4. and lastly, Tanghalang Pilipino’s artistic director Nanding Josef wonders:
here’s what i think, Sir: while i’ve got a brother and sister-in-law who were part of theater in the Philippines before they left for Holland, and while i’d like to think myself a theater critic at times (though i cringe at that label half the time, especially with gibbs cadiz and exie abola around), as outsider to philippine theater, i think this emotional outpouring of anger and disgust at the issues that underlie Santos’ articulations is the perfect reason to start talking about a theater actors’ union.*
of course in this country insisting on a union is a red flag up for the powers-that-be. but seeing the theater industry’s united stand against this articulation (even those who have forgiven Santos admit to his fault here), i think the theater world’s 100 steps ahead of the fight for what every creative industry worker deserves: a spanking-new union.

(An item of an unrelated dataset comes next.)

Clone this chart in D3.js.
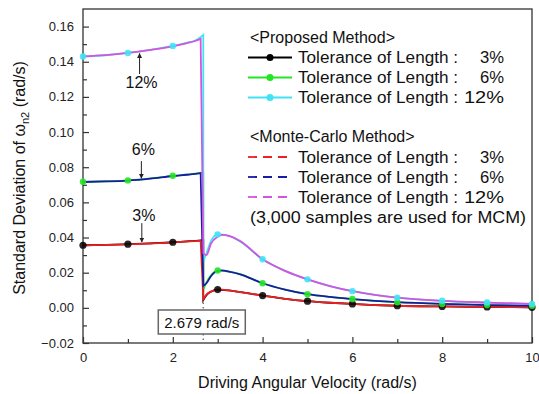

the writers among us can only be envious.
*and i mean a real one, not like the UMPIL for writers, which doesn’t really function to protect writers or standardize how much we might get paid, but seems more like a fraternity of writers. i mean a real artists’ union, much like the Philippine Models Association of the Philippines (yes, they are smarter than us all), that standardizes pay based on seniority and skill of their members, and is responsible for any of its members not performing their jobs well.